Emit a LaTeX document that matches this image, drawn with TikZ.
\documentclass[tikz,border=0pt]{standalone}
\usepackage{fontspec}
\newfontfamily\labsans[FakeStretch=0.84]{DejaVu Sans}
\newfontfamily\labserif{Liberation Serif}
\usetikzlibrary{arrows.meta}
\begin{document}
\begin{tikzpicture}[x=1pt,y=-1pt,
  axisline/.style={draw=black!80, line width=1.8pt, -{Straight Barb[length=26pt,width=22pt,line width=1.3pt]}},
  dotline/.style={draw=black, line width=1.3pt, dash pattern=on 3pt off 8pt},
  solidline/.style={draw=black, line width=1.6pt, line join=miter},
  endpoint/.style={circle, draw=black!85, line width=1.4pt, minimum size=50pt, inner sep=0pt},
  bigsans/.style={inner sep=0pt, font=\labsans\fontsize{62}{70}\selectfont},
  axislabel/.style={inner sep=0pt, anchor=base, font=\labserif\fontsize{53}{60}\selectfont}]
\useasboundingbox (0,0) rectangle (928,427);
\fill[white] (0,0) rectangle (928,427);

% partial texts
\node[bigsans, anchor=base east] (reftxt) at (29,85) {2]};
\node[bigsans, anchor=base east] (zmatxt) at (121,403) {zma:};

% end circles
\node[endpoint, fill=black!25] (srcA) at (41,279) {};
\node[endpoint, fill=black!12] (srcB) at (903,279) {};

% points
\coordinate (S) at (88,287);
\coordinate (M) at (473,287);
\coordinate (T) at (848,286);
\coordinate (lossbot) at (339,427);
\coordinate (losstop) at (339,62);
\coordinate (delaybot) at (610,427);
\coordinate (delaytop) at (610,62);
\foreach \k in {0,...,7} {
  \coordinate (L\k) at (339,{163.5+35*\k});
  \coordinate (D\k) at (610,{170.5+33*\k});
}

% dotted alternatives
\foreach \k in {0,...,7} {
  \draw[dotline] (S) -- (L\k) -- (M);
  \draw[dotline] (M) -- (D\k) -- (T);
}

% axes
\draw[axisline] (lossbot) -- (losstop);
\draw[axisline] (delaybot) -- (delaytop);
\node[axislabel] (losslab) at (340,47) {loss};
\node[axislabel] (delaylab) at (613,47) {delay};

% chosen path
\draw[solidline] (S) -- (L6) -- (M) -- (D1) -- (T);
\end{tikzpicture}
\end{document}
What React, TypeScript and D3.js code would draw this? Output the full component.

________________________

• **WHAT IS REQUIRED**
Among the lines of the data, identify those with the word "this". Copy each of them.

• **RESPONSE BELOW**
Emit a LaTeX document that matches this image, drawn with TikZ.
What React, TypeScript and D3.js code would draw this? Output the full component.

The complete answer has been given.